Last Thursday morning, Politico Pro presented a briefing focused on cyberprivacy and cybersecurity. Participating in the discussion were Sen. Richard Blumenthal (D-CT), Rep. Mary Bono Mack (R-CA), Dr. Thomas M. Lenard (President and Senior Fellow at the Technology Policy Institute), and Tim Sparanpani (Principal at SPQR Strategies, PLLC).
The briefing began with a discussion of the pending Cyber Intelligence and Sharing Act (CISPA). This pending legislation would increase the ability of the government and private sector to share cyber threat information. While both Sen. Blumenthal and Rep. Bono Mack agreed that the cyber threat is significant and real, they disagreed about provisions of CIPSA. While Bono Mack supports the bill in its current form, Blumenthal believes that the bill needs greater privacy protections and should include a private right of action. Blumenthal also broached the idea of creating a new cybersecurity agency to protect the country against cyber attacks. Bono Mack responded that creating a new agency would not be a panacea, and that the best solution is to empower the private sector to find solutions.
Blumenthal and Bono Mack also expressed differing opinions about privacy legislation. Blumenthal voiced his support for baseline privacy legislation. He said that people understand privacy, and they should have knowledge of data practices and the option to give consent to data collection. Bono Mack, on the other hand, said people frequently choose convenience over privacy, and there should be more Congressional hearings on privacy. Her first choice, she said, was for industry self-regulation; only if this failed, should Congress pass privacy legislation. Tim Sparanpani meanwhile voiced optimism that app developers are taking privacy seriously. He also noted the importance of data minimization and warned against legislation that would inhibit the ability of the private sector to develop new, innovative products and solutions.
One area where Blumenthal and Bono Mack did agree was on data breach legislation. They both voiced their support for data breach legislation, and such legislation has strong bipartisan support.

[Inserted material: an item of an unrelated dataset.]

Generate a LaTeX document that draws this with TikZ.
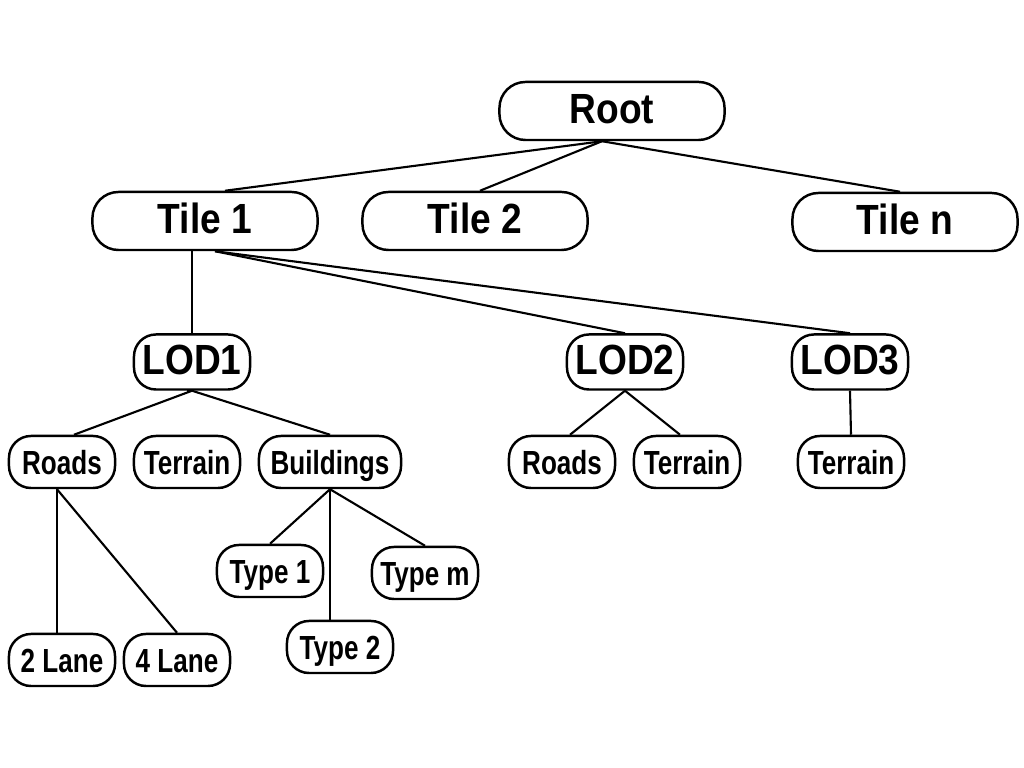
\documentclass[tikz,border=0pt]{standalone}
\usepackage{fontspec}
\setmainfont{Liberation Sans}[FakeStretch=0.88]
\newfontfamily\leaffont{Liberation Sans}[FakeStretch=0.78]
\begin{document}
\begin{tikzpicture}[x=0.01cm, y=-0.01cm,
    treebox/.style={draw, line width=0.7pt, rounded corners=0.22cm, inner sep=0.05cm, text height=0.72em, text depth=0pt},
    bigbox/.style={treebox, rounded corners=0.26cm, minimum width=2.25cm, minimum height=0.58cm, font=\fontsize{12}{14}\selectfont\bfseries},
    lodbox/.style={treebox, minimum width=1.16cm, minimum height=0.55cm, font=\fontsize{12}{14}\selectfont\bfseries},
    leafbox/.style={treebox, minimum width=1.06cm, minimum height=0.52cm, font=\leaffont\fontsize{9.5}{11}\selectfont\bfseries},
    edge/.style={line width=0.6pt}]
    \useasboundingbox (0,0) rectangle (1024,768);

    % Root and tiles
    \node[bigbox] (root) at (612,111) {Root};
    \node[bigbox] (tile1) at (205,221) {Tile 1};
    \node[bigbox] (tile2) at (475,221) {Tile 2};
    \node[bigbox] (tilen) at (905,222) {Tile n};

    % Levels of detail of the first tile
    \node[lodbox] (lod1) at (192,362) {LOD1};
    \node[lodbox] (lod2) at (625,362) {LOD2};
    \node[lodbox] (lod3) at (850,362) {LOD3};

    % Layers under each LOD
    \node[leafbox] (roads1) at (62,462) {Roads};
    \node[leafbox] (terrain1) at (187,462) {Terrain};
    \node[leafbox, minimum width=1.42cm] (buildings) at (330,462) {Buildings};
    \node[leafbox] (roads2) at (562,462) {Roads};
    \node[leafbox] (terrain2) at (687,462) {Terrain};
    \node[leafbox] (terrain3) at (851,462) {Terrain};

    % Building types and road kinds
    \node[leafbox] (type1) at (270,571) {Type 1};
    \node[leafbox] (typem) at (425,573) {Type m};
    \node[leafbox] (type2) at (340,647) {Type 2};
    \node[leafbox] (lane2) at (62,660) {2 Lane};
    \node[leafbox] (lane4) at (177,660) {4 Lane};

    % Root to tiles
    \draw[edge] ([xshift=-0.1cm]root.south) -- ([xshift=0.2cm]tile1.north);
    \draw[edge] ([xshift=-0.1cm]root.south) -- ([xshift=0.05cm]tile2.north);
    \draw[edge] ([xshift=-0.1cm]root.south) -- ([xshift=-0.05cm]tilen.north);

    % Tile 1 to LODs
    \draw[edge] (lod1.north) -- (lod1.north |- tile1.south);
    \draw[edge] ([xshift=0.1cm]tile1.south) -- (lod2.north);
    \draw[edge] ([xshift=0.1cm]tile1.south) -- (lod3.north);

    % LODs to layers
    \draw[edge] (lod1.south) -- ([xshift=0.12cm]roads1.north);
    \draw[edge] (lod1.south) -- (lod1.south -| terrain1.north);
    \draw[edge] (lod1.south) -- (buildings.north);
    \draw[edge] (lod2.south) -- ([xshift=0.08cm]roads2.north);
    \draw[edge] (lod2.south) -- ([xshift=-0.07cm]terrain2.north);
    \draw[edge] (lod3.south) -- (terrain3.north);

    % Roads and buildings to their kinds
    \draw[edge] ([xshift=-0.05cm]roads1.south) -- ([xshift=-0.05cm]lane2.north);
    \draw[edge] ([xshift=-0.05cm]roads1.south) -- (lane4.north);
    \draw[edge] (buildings.south) -- (type1.north);
    \draw[edge] (buildings.south) -- (buildings.south |- type2.north);
    \draw[edge] (buildings.south) -- (typem.north);
\end{tikzpicture}
\end{document}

Overall, the participants were in broad agreement about what needs to be done; all agreed that privacy is very important, and the U.S. urgently needs to increase cybersecurity. However, as with so many events on cybersecurity and cyberprivacy legislation, the participants held divergent opinions about the best way to accomplish these goals. The discussion, while informative, did not seem to indicate an immediate compromise solution.